Imagine the life of the overseas workers, whom successive Filipino Presidents refer to as “heros of the economy.” Births, deaths, illnesses, and marriages happen half a world away. Children grow up without their mother, while their mother spend their days taking care of 1st world children or aging parents.

Back in the Philippines, neighborhoods are without mothers but littered with little mcMansions, gated monuments to the hard, break breaking labor of Filipino overseas workers. These homes conspicuously rise up, between bamboo houses and thatched roofs, concrete hopes of these women, who send money every month, while living in tiny NYC apartments, sharing a room. They scrub, wipe the asses of babies and the elderly, with the dream of retiring in their homeland, in their gated, concrete homes. They hold onto this fantasy as they watch their children grow up without them, miss funerals, and one year death anniversaries, Skype being a terrible substitute for actually living their lives with their families and communities.

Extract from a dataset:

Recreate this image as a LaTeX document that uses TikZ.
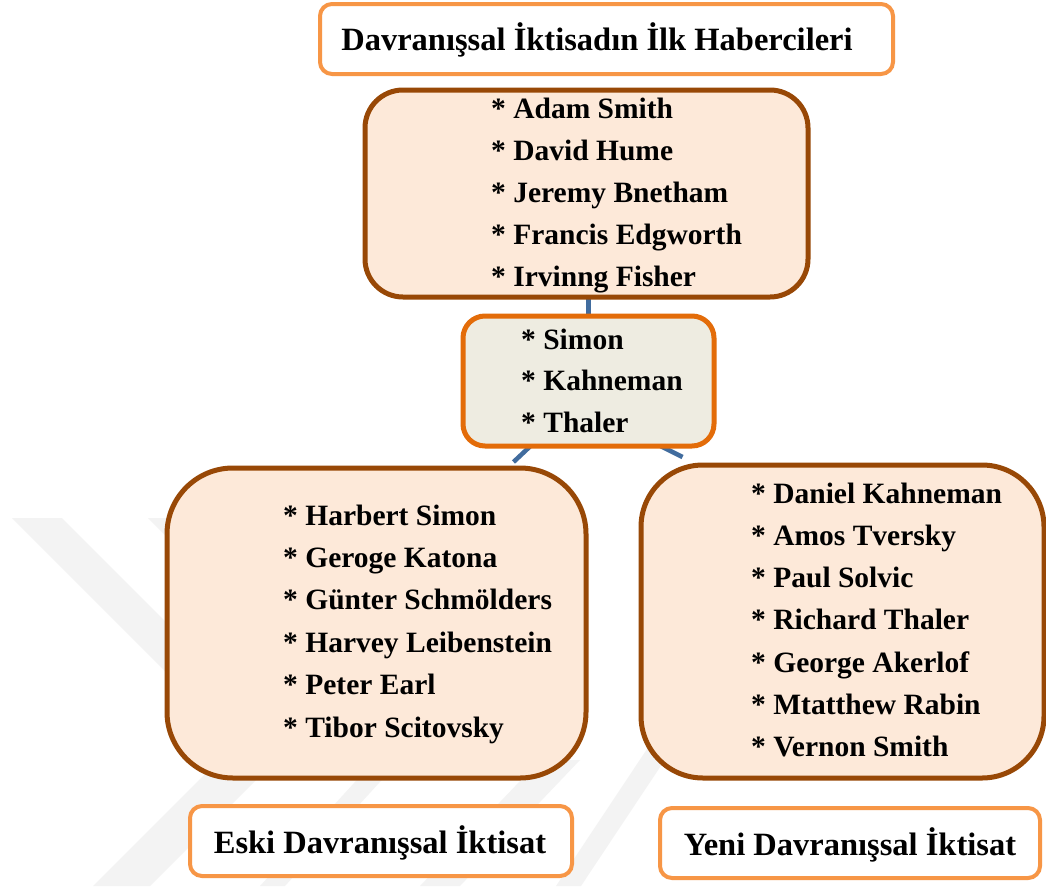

When we received the phone call, telling us that a close family member just had a massive stroke and was on life support – There was nothing we could do. If we were in the Philippines, we could hold each other, grieve together, make food for the soon-to-be widow. But here? Here, life goes on, and we can only grieve by ourselves, wire money, light a candle. And wonder why we are a world apart.

And it is not just the big moments. It is the small ones, the sense of dislocation, not knowing your way, experiencing US racism, raising children in a land and language not your own.

But today, it is a big moment – a death of a loved one that brings the price of separation home. Can his grandson get off of school for a week? Can we afford tickets and time off work? In the Philippines, when someone dies, we do something like sitting shiva. The body is embalmed and comes back to the house and loved ones stay up all night with the body, neighbors come, food is eaten, cards played until sunrise. This goes on for an impossible 10-15 days. At the end, you are so exhausted, you are like a towel wrung out, all your grief spent, at least for a short time. Your loved one is buried and then you sleep. Here, we can’t join with the community to wring ourselves out.

RIP, to a fabulous farmer who always woke before sunrise and grew some of the most delicious rice I have ever eaten.